Code that draws figures:
┌──
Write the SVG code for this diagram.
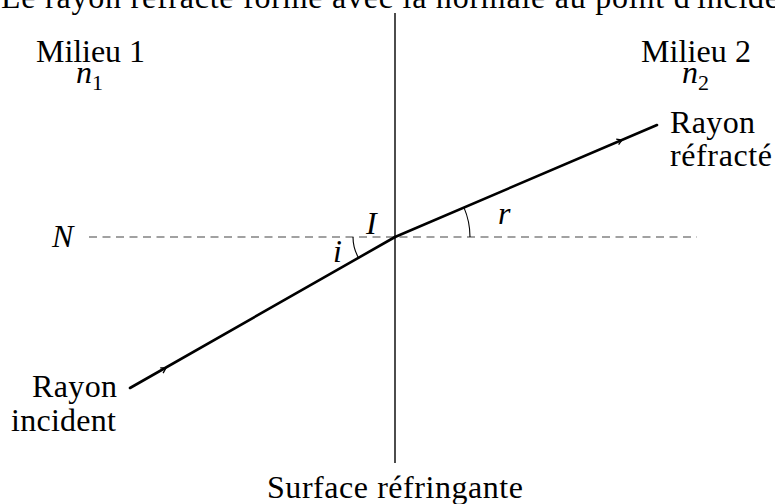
<svg xmlns="http://www.w3.org/2000/svg" width="775" height="504" viewBox="0 0 775 504">
<style>
text{font-family:"Liberation Serif","Times New Roman",serif;font-size:32px;fill:#000}
.m{font-style:italic}
.sub{font-size:22px;font-style:normal}
.ray{stroke:#000;stroke-width:2.6;fill:none;stroke-linecap:round}
.tick{stroke:#000;stroke-width:1.3;fill:none}
.arc{stroke:#000;stroke-width:1.1;fill:none}
</style>
<rect width="775" height="504" fill="#fff"/>
<text id="title" x="1" y="8" textLength="778">Le rayon réfracté forme avec la normale au point d'incide</text>
<g id="connectors">
  <line x1="395" y1="13" x2="395" y2="463" stroke="#000" stroke-width="1.4"/>
  <line x1="89" y1="237" x2="697" y2="237" stroke="#444" stroke-width="1.2" stroke-dasharray="8 5.5"/>
  <line class="ray" x1="130" y1="388" x2="395" y2="237"/>
  <line class="ray" x1="395" y1="237" x2="657" y2="125"/>
  <path class="tick" d="M163.1,373.1 L166,368 L160.2,367.9"/>
  <path class="tick" d="M618.6,144.7 L622,140 L616.2,139.2"/>
  <path class="arc" d="M353,237 A42,42 0 0 0 358.5,257.8"/>
  <path class="arc" d="M470,237 A75,75 0 0 0 463.9,207.4"/>
</g>
<g id="milieu1"><text x="36" y="62" textLength="109">Milieu 1</text><text class="m" x="76" y="83">n<tspan class="sub" dy="7">1</tspan></text></g>
<g id="milieu2"><text x="641" y="62" textLength="110">Milieu 2</text><text class="m" x="682" y="83">n<tspan class="sub" dy="7">2</tspan></text></g>
<g id="refracte"><text x="670" y="133" textLength="85">Rayon</text><text x="670" y="166" textLength="102">réfracté</text></g>
<g id="incident"><text x="32" y="397" textLength="85">Rayon</text><text x="11" y="431" textLength="105">incident</text></g>
<g id="N"><text class="m" x="52" y="247">N</text></g>
<g id="I"><text class="m" x="366" y="234">I</text></g>
<g id="i"><text class="m" x="333" y="262">i</text></g>
<g id="r"><text class="m" x="498" y="224">r</text></g>
<g id="surface"><text x="395" y="498" text-anchor="middle" textLength="256">Surface réfringante</text></g>
</svg>
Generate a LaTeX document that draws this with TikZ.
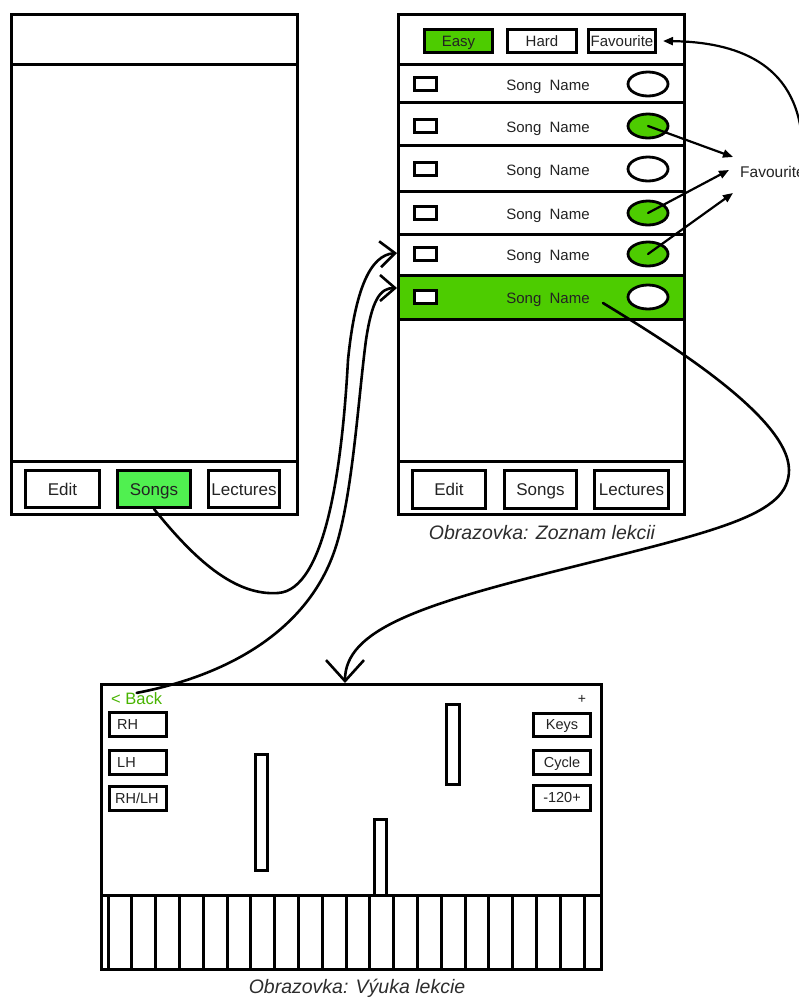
└──
Instructions to follow
Except for the pictures, copy the material above exactly.

Answer for this exercise
Write the SVG code for this diagram.
<svg xmlns="http://www.w3.org/2000/svg" width="775" height="504" viewBox="0 0 775 504">
<style>
text{font-family:"Liberation Serif","Times New Roman",serif;font-size:32px;fill:#000}
.m{font-style:italic}
.sub{font-size:22px;font-style:normal}
.ray{stroke:#000;stroke-width:2.6;fill:none;stroke-linecap:round}
.tick{stroke:#000;stroke-width:1.3;fill:none}
.arc{stroke:#000;stroke-width:1.1;fill:none}
</style>
<rect width="775" height="504" fill="#fff"/>
<text id="title" x="1" y="8" textLength="778">Le rayon réfracté forme avec la normale au point d'incide</text>
<g id="connectors">
  <line x1="395" y1="13" x2="395" y2="463" stroke="#000" stroke-width="1.4"/>
  <line x1="89" y1="237" x2="697" y2="237" stroke="#444" stroke-width="1.2" stroke-dasharray="8 5.5"/>
  <line class="ray" x1="130" y1="388" x2="395" y2="237"/>
  <line class="ray" x1="395" y1="237" x2="657" y2="125"/>
  <path class="tick" d="M163.1,373.1 L166,368 L160.2,367.9"/>
  <path class="tick" d="M618.6,144.7 L622,140 L616.2,139.2"/>
  <path class="arc" d="M353,237 A42,42 0 0 0 358.5,257.8"/>
  <path class="arc" d="M470,237 A75,75 0 0 0 463.9,207.4"/>
</g>
<g id="milieu1"><text x="36" y="62" textLength="109">Milieu 1</text><text class="m" x="76" y="83">n<tspan class="sub" dy="7">1</tspan></text></g>
<g id="milieu2"><text x="641" y="62" textLength="110">Milieu 2</text><text class="m" x="682" y="83">n<tspan class="sub" dy="7">2</tspan></text></g>
<g id="refracte"><text x="670" y="133" textLength="85">Rayon</text><text x="670" y="166" textLength="102">réfracté</text></g>
<g id="incident"><text x="32" y="397" textLength="85">Rayon</text><text x="11" y="431" textLength="105">incident</text></g>
<g id="N"><text class="m" x="52" y="247">N</text></g>
<g id="I"><text class="m" x="366" y="234">I</text></g>
<g id="i"><text class="m" x="333" y="262">i</text></g>
<g id="r"><text class="m" x="498" y="224">r</text></g>
<g id="surface"><text x="395" y="498" text-anchor="middle" textLength="256">Surface réfringante</text></g>
</svg>
Generate a LaTeX document that draws this with TikZ.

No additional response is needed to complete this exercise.